Condo Board Members Conflicts of Interests and Service Providers in Florida
Updated: Sep 9, 2018
In Florida, the directors and board officers of a condo association, together with the members of their family and anyone who holds financial relationships with the officers and/or directors are entirely prohibited from forming any form of agreement with their condominium association under the terms of new regulations which have been put in place since mid-2017.
The Old Statute
Before 1st July 2017, there was only a single statute with regard to conflicts of interest which was applicable when it came to certification. This statute enabled the association to form a transaction or contract with either the association’s board members or any entity which any of the association’s directors had a financial interest in. By permitting this, the Statute required only compliance with Chapter 617.0832 of the requirements set out for conflict of interest (the statute relating to not-for-profit corporations) and therefore required only approval from two thirds of the association’s directors in order to approve such a conflict.
The Current Situation
After 1st July 2017, however, when Florida Statutes took effect, prohibition was set forth herein with regard to contracts with service providers. The new regulations state with regards to conflicts of interest and service providers that any association (other than a timeshare condominium association) is unable to contract with or employ a service provider which is operated or owned by any board member of the association, or with anyone who holds any form of financial relationship with one of the association’s officers or board members.
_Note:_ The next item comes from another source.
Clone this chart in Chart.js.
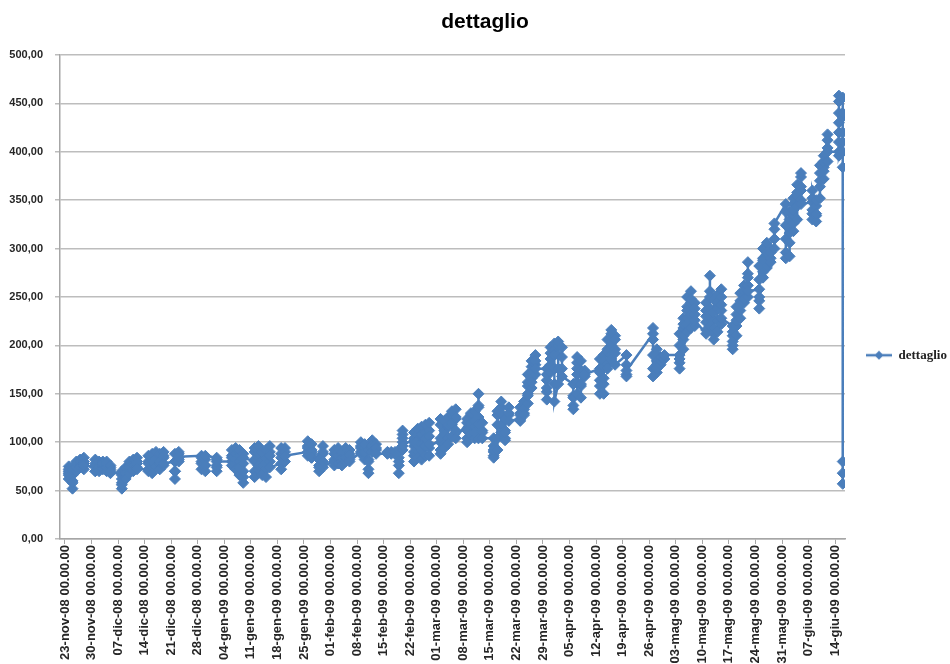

This regulation, however, is inapplicable to any service provider where one of the association’s officers, board members, or relatives of any board member or officer with a consanguinity of a 3rd degree by marriage or by blood owns under 1% of equity shares in the association.
The Exception to The Rule
This therefore demonstrates that there is only a single exception when it comes to conflict of interest and service providers, and this is when the ownership which gives rise to such conflict makes up under 1 percent of equity shares in the association.
The question then turns to the definition of the term “service provider”. However, there is no clear definition provided, leaving the association responsible for determining whether or not specific contracts come under the umbrella of “service contracts”. This decision should never be reached without taking counsel’s advice, and once the decision is finalized, it should be made to err on caution’s side until some legal precedent becomes available to define “service” as a term in this context to avoid falling foul of the latest statute.